Mid-week, we started early at Lago Di Misurina. It was a beautiful calm morning and our view looked southwards across a mirrored lake to a beautiful set of side-lit mountains. I was so glad we arrived early, but not because we avoided other tourists. Within minutes of taking my first blue-hour shots of this delightful alpine view, a flock of ducks splash-landed in the middle of the lake. Their noisy objective was to ruin any chance of repeating my low-light reflections with morning light."

(Image credit: David Clapp)

"We journeyed into the mountains, shot another lake and I hovered around the edge of a workshop group, curious as to why they thought the location was any good. Onwards, and we shot spectacular back light in the deciduous trees. The EF 100-400mm gave all manner of fabulous long-lens details as I focused deep into the larches. Everything is easier handheld, so I upped the ISO to 400 and shot deep into the light."

(Image credit: David Clapp)

"Later that afternoon, the temperature dropped and a cloud inversion began to appear in the distant valleys beneath. The sky gestured that there could be breaks, but this was mountain weather and anything could happen.

Cloud rolled over us, the breaks were minimal, but the fog pushed up from the valley beneath like a rising tide. A convection stream caused the impossible – mist was flowing uphill! It pushed over the hillside beneath and there I isolated a small barn at 200mm, just before it seemed to sink underwater.

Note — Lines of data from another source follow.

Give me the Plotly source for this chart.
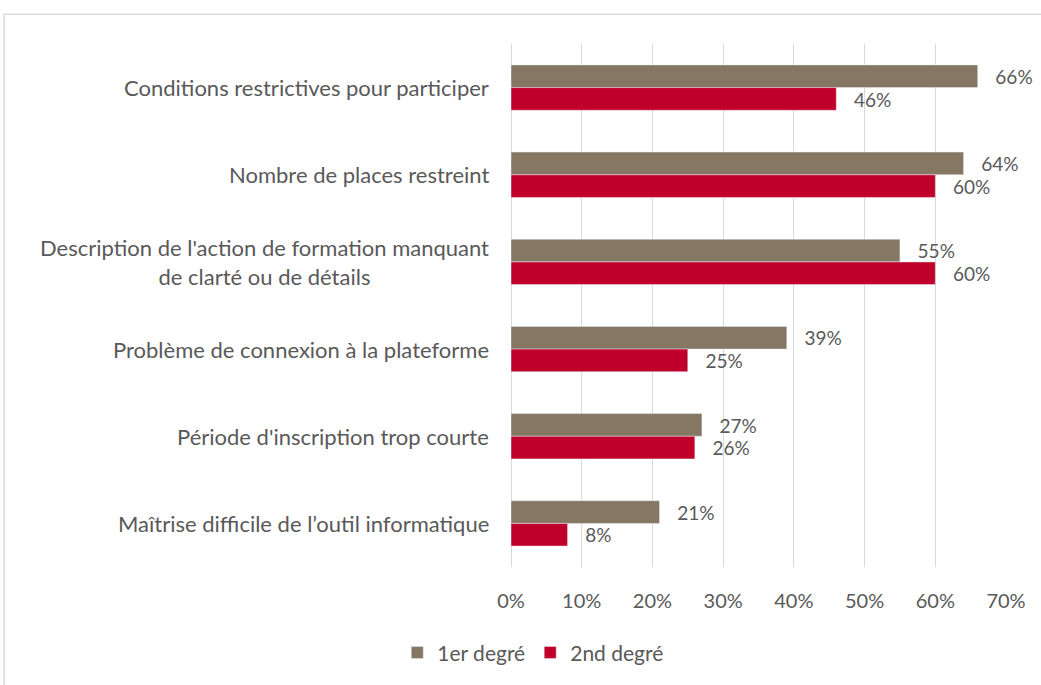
import plotly.graph_objects as go

categories = [
    "Conditions restrictives pour participer",
    "Nombre de places restreint",
    "Description de l'action de formation manquant<br>de clarté ou de détails",
    "Problème de connexion à la plateforme",
    "Période d'inscription trop courte",
    "Maîtrise difficile de l’outil informatique",
]
premier_degre = [0.66, 0.64, 0.55, 0.39, 0.27, 0.21]
second_degre = [0.46, 0.60, 0.60, 0.25, 0.26, 0.08]
x_ticks = [0, 0.1, 0.2, 0.3, 0.4, 0.5, 0.6, 0.7]

FONT = "Lato"
TXT = "#595959"

fig = go.Figure()
fig.add_trace(go.Bar(
    y=categories, x=premier_degre, orientation="h", name="1er degré",
    marker=dict(color="#857763"),
    texttemplate="   %{x:.0%}", textposition="outside",
    textfont=dict(size=21, color=TXT, family=FONT), cliponaxis=False,
))
fig.add_trace(go.Bar(
    y=categories, x=second_degre, orientation="h", name="2nd degré",
    marker=dict(color="#C0002A"),
    texttemplate="   %{x:.0%}", textposition="outside",
    textfont=dict(size=21, color=TXT, family=FONT), cliponaxis=False,
))

# category labels as annotations so that the two-line label is centred
for c in categories:
    fig.add_annotation(x=0, y=c, xref="paper", yref="y", text=c, showarrow=False,
                       xanchor="right", xshift=-20, align="center",
                       font=dict(size=22, color=TXT, family=FONT))

# outer chart frame
fig.add_shape(type="rect", xref="paper", yref="paper", x0=-1.024, x1=1.3, y0=-0.4, y1=1.057,
              line=dict(color="#d9d9d9", width=1.5), fillcolor="rgba(0,0,0,0)", layer="below")

fig.update_layout(
    width=1041, height=685,
    margin=dict(l=511, r=35, t=44, b=116),
    paper_bgcolor="white", plot_bgcolor="white",
    barmode="group", bargap=0.48, bargroupgap=0,
    font=dict(family=FONT, color=TXT),
    showlegend=True,
    legend=dict(orientation="h", x=0.045, xanchor="center", y=-0.164, yanchor="middle",
                font=dict(size=21, color=TXT, family=FONT), traceorder="normal",
                itemwidth=30),
    xaxis=dict(range=[0, 0.7], tickvals=x_ticks, tickformat=".0%",
               showgrid=True, gridcolor="#d9d9d9", gridwidth=1,
               zeroline=True, zerolinecolor="#d9d9d9", zerolinewidth=1,
               showline=False, ticks="", ticklabelstandoff=20,
               tickfont=dict(size=20, color=TXT, family=FONT)),
    yaxis=dict(categoryorder="array", categoryarray=categories, autorange="reversed",
               showticklabels=False, showgrid=False, showline=False, ticks=""),
)

fig.write_html("out.html", config={"displayModeBar": False},
               post_script="document.body.style.margin='0';")
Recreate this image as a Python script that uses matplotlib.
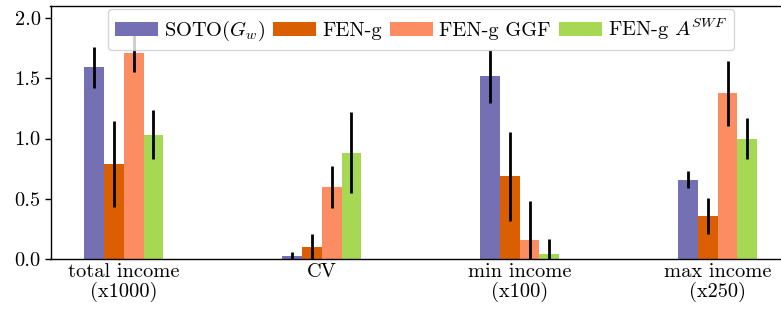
import numpy as np
import matplotlib
matplotlib.use("Agg")
import matplotlib.pyplot as plt

plt.rcParams['font.family'] = ['cmr10', 'DejaVu Serif']
plt.rcParams['mathtext.fontset'] = 'cm'
plt.rcParams['axes.formatter.use_mathtext'] = True

categories = ["total income\n(x1000)", "CV", "min income\n(x100)", "max income\n(x250)"]
series_names = [r"SOTO$(G_w)$", "FEN-g", "FEN-g GGF", r"FEN-g $A^{SWF}$"]
colors = ["#7570b3", "#d95f02", "#fc8d62", "#a6d854"]

soto_vals = [1.59, 0.025, 1.517, 0.658]
soto_err = [0.17, 0.03, 0.22, 0.07]
feng_vals = [0.79, 0.10, 0.686, 0.358]
feng_err = [0.355, 0.11, 0.37, 0.15]
ggf_vals = [1.71, 0.60, 0.158, 1.375]
ggf_err = [0.155, 0.175, 0.32, 0.27]
swf_vals = [1.033, 0.883, 0.042, 1.0]
swf_err = [0.205, 0.335, 0.12, 0.17]

values = [soto_vals, feng_vals, ggf_vals, swf_vals]
errors = [soto_err, feng_err, ggf_err, swf_err]

FS = 14.7

fig = plt.figure(figsize=(7.81, 3.09), dpi=100)
ax = fig.add_axes([50.5/781, 1 - 259/309, (781 - 50.5)/781, (259 - 6)/309])

x = np.arange(len(categories))
w = 0.1
for i, (vals, errs, c, name) in enumerate(zip(values, errors, colors, series_names)):
    ax.bar(x + (i - 1.5) * w, vals, w, yerr=errs, color=c, label=name,
           error_kw=dict(ecolor='black', elinewidth=2, capsize=0))

ax.set_xlim(-0.37, 3.32)
ax.set_ylim(0, 2.1)
ax.set_xticks(x)
ax.set_xticklabels(categories, fontsize=FS, linespacing=1.05)
ax.tick_params(axis='x', length=0, pad=3)
ax.set_yticks([0, 0.5, 1.0, 1.5, 2.0])
ax.set_yticklabels(["0.0", "0.5", "1.0", "1.5", "2.0"], fontsize=FS)
ax.tick_params(axis='y', length=4, width=1, pad=3)
ax.spines['right'].set_visible(False)
for s in ['left', 'top', 'bottom']:
    ax.spines[s].set_linewidth(1.0)

ax.legend(loc='upper center', ncol=4, fontsize=FS, handlelength=2.1,
          handletextpad=0.3, columnspacing=0.4, borderaxespad=0.15,
          borderpad=0.35, bbox_to_anchor=(0.507, 1.0), framealpha=0.8, fancybox=True)

fig.savefig("out.png", dpi=100)
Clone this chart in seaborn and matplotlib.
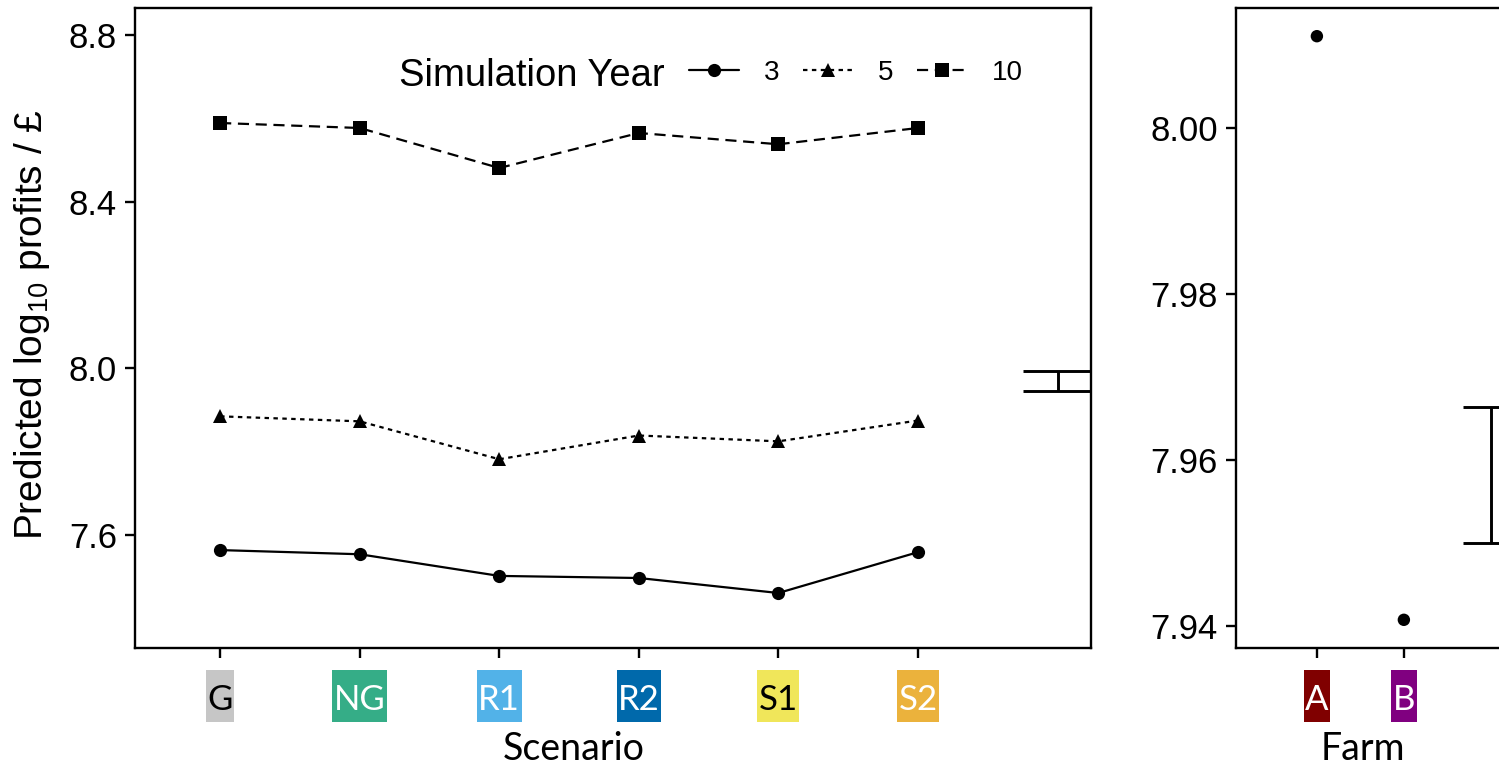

The sunset was rather weak but the conditions built and built. The mountain to our right looked beautiful in the blue light, a mountain lodge companion sitting at its base. I shot using my Canon EF 24-70mm f/4L IS and the EF 100-400mm in tandem until I could see no more.

Just as we thought it was all over, a full moon rose behind a distant range and my mind blew. It was really was the day that didn’t stop giving."